[Data extract start]
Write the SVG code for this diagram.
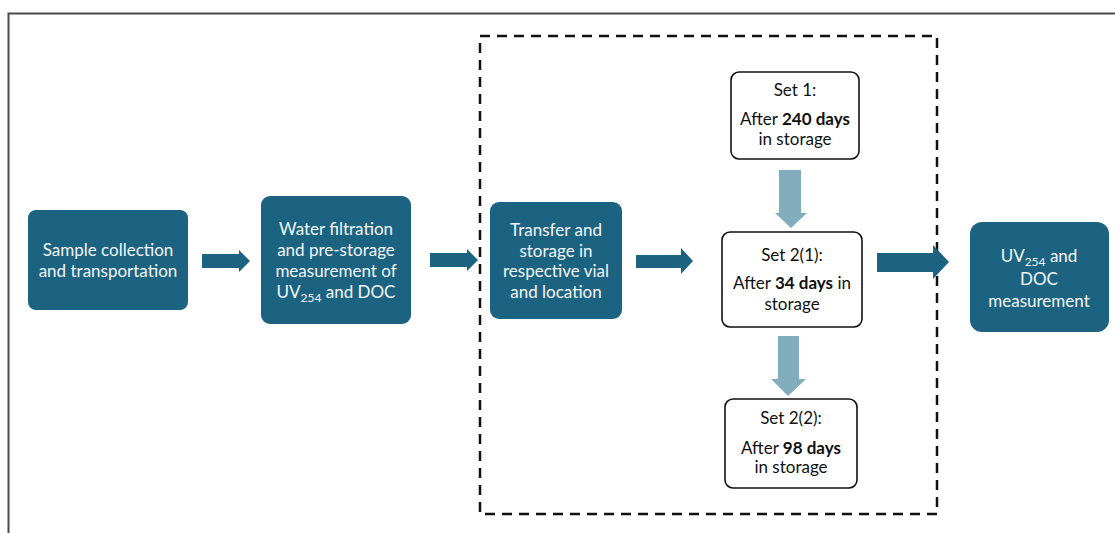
<svg xmlns="http://www.w3.org/2000/svg" width="1115" height="533" viewBox="0 0 1115 533">
<style>
.dark{fill:#1c6382}
.wbox{fill:#fff;stroke:#111;stroke-width:1.6}
.t{font-family:Lato,"Open Sans",sans-serif;font-size:17px;text-anchor:middle}
.tw{fill:#f2f6f8}
.tb{fill:#111}
.b{font-weight:bold}
.arr{fill:#1c6382}
.larr{fill:#82adbd}
</style>
<rect width="1115" height="533" fill="#fff"/>
<path d="M8.5 540 V13.5 H1120" fill="none" stroke="#4a4a4a" stroke-width="2"/>
<rect x="480" y="36" width="457" height="478" fill="none" stroke="#111" stroke-width="2.5" stroke-dasharray="10,7"/>
<g id="connectors">
<polygon class="arr" points="202,254 239,254 239,250 250,261 239,272 239,268 202,268"/>
<polygon class="arr" points="430,253 467,253 467,249 478,260 467,271 467,267 430,267"/>
<polygon class="arr" points="636,255 681,255 681,248 693,261 681,274 681,268 636,268"/>
<polygon class="arr" points="877,253 933,253 933,245 949,262 933,279 933,272 877,272"/>
<polygon class="larr" points="779,170 801,170 801,213 807,213 791,228 775,213 779,213"/>
<polygon class="larr" points="778,336 799,336 799,379 806,379 788,396 771,379 778,379"/>
</g>
<g id="n1">
<rect class="dark" x="28" y="210" width="160" height="100" rx="8"/>
<text class="t tw" x="108" y="256">Sample collection</text>
<text class="t tw" x="108" y="277">and transportation</text>
</g>
<g id="n2">
<rect class="dark" x="261" y="196" width="150" height="128" rx="9"/>
<text class="t tw" x="336" y="235">Water filtration</text>
<text class="t tw" x="336" y="256">and pre-storage</text>
<text class="t tw" x="336" y="277">measurement of</text>
<text class="t tw" x="336" y="298">UV<tspan font-size="12" dy="4">254</tspan><tspan dy="-4"> and DOC</tspan></text>
</g>
<g id="n3">
<rect class="dark" x="490" y="202" width="132" height="117" rx="9"/>
<text class="t tw" x="556" y="236">Transfer and</text>
<text class="t tw" x="556" y="257">storage in</text>
<text class="t tw" x="556" y="277">respective vial</text>
<text class="t tw" x="556" y="298">and location</text>
</g>
<g id="n4">
<rect class="wbox" x="731" y="72" width="128" height="87" rx="8"/>
<text class="t tb" x="795" y="96">Set 1:</text>
<text class="t tb" x="795" y="125">After <tspan class="b">240 days</tspan></text>
<text class="t tb" x="795" y="145">in storage</text>
</g>
<g id="n5">
<rect class="wbox" x="722" y="232" width="140" height="95" rx="8"/>
<text class="t tb" x="792" y="261">Set 2(1):</text>
<text class="t tb" x="792" y="289">After <tspan class="b">34 days</tspan> in</text>
<text class="t tb" x="792" y="310">storage</text>
</g>
<g id="n6">
<rect class="wbox" x="725" y="399" width="132" height="89" rx="8"/>
<text class="t tb" x="791" y="424">Set 2(2):</text>
<text class="t tb" x="791" y="454">After <tspan class="b">98 days</tspan></text>
<text class="t tb" x="791" y="473">in storage</text>
</g>
<g id="n7">
<rect class="dark" x="970" y="222" width="139" height="110" rx="12"/>
<text class="t tw" x="1039" y="262">UV<tspan font-size="12" dy="4">254</tspan><tspan dy="-4"> and</tspan></text>
<text class="t tw" x="1039" y="285">DOC</text>
<text class="t tw" x="1039" y="307">measurement</text>
</g>
</svg>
[Data extract end]
**What is expected**. All of the material above should be reproduced exactly, except the pictures.

**Result for this task**.
Write the SVG code for this diagram.
<svg xmlns="http://www.w3.org/2000/svg" width="1115" height="533" viewBox="0 0 1115 533">
<style>
.dark{fill:#1c6382}
.wbox{fill:#fff;stroke:#111;stroke-width:1.6}
.t{font-family:Lato,"Open Sans",sans-serif;font-size:17px;text-anchor:middle}
.tw{fill:#f2f6f8}
.tb{fill:#111}
.b{font-weight:bold}
.arr{fill:#1c6382}
.larr{fill:#82adbd}
</style>
<rect width="1115" height="533" fill="#fff"/>
<path d="M8.5 540 V13.5 H1120" fill="none" stroke="#4a4a4a" stroke-width="2"/>
<rect x="480" y="36" width="457" height="478" fill="none" stroke="#111" stroke-width="2.5" stroke-dasharray="10,7"/>
<g id="connectors">
<polygon class="arr" points="202,254 239,254 239,250 250,261 239,272 239,268 202,268"/>
<polygon class="arr" points="430,253 467,253 467,249 478,260 467,271 467,267 430,267"/>
<polygon class="arr" points="636,255 681,255 681,248 693,261 681,274 681,268 636,268"/>
<polygon class="arr" points="877,253 933,253 933,245 949,262 933,279 933,272 877,272"/>
<polygon class="larr" points="779,170 801,170 801,213 807,213 791,228 775,213 779,213"/>
<polygon class="larr" points="778,336 799,336 799,379 806,379 788,396 771,379 778,379"/>
</g>
<g id="n1">
<rect class="dark" x="28" y="210" width="160" height="100" rx="8"/>
<text class="t tw" x="108" y="256">Sample collection</text>
<text class="t tw" x="108" y="277">and transportation</text>
</g>
<g id="n2">
<rect class="dark" x="261" y="196" width="150" height="128" rx="9"/>
<text class="t tw" x="336" y="235">Water filtration</text>
<text class="t tw" x="336" y="256">and pre-storage</text>
<text class="t tw" x="336" y="277">measurement of</text>
<text class="t tw" x="336" y="298">UV<tspan font-size="12" dy="4">254</tspan><tspan dy="-4"> and DOC</tspan></text>
</g>
<g id="n3">
<rect class="dark" x="490" y="202" width="132" height="117" rx="9"/>
<text class="t tw" x="556" y="236">Transfer and</text>
<text class="t tw" x="556" y="257">storage in</text>
<text class="t tw" x="556" y="277">respective vial</text>
<text class="t tw" x="556" y="298">and location</text>
</g>
<g id="n4">
<rect class="wbox" x="731" y="72" width="128" height="87" rx="8"/>
<text class="t tb" x="795" y="96">Set 1:</text>
<text class="t tb" x="795" y="125">After <tspan class="b">240 days</tspan></text>
<text class="t tb" x="795" y="145">in storage</text>
</g>
<g id="n5">
<rect class="wbox" x="722" y="232" width="140" height="95" rx="8"/>
<text class="t tb" x="792" y="261">Set 2(1):</text>
<text class="t tb" x="792" y="289">After <tspan class="b">34 days</tspan> in</text>
<text class="t tb" x="792" y="310">storage</text>
</g>
<g id="n6">
<rect class="wbox" x="725" y="399" width="132" height="89" rx="8"/>
<text class="t tb" x="791" y="424">Set 2(2):</text>
<text class="t tb" x="791" y="454">After <tspan class="b">98 days</tspan></text>
<text class="t tb" x="791" y="473">in storage</text>
</g>
<g id="n7">
<rect class="dark" x="970" y="222" width="139" height="110" rx="12"/>
<text class="t tw" x="1039" y="262">UV<tspan font-size="12" dy="4">254</tspan><tspan dy="-4"> and</tspan></text>
<text class="t tw" x="1039" y="285">DOC</text>
<text class="t tw" x="1039" y="307">measurement</text>
</g>
</svg>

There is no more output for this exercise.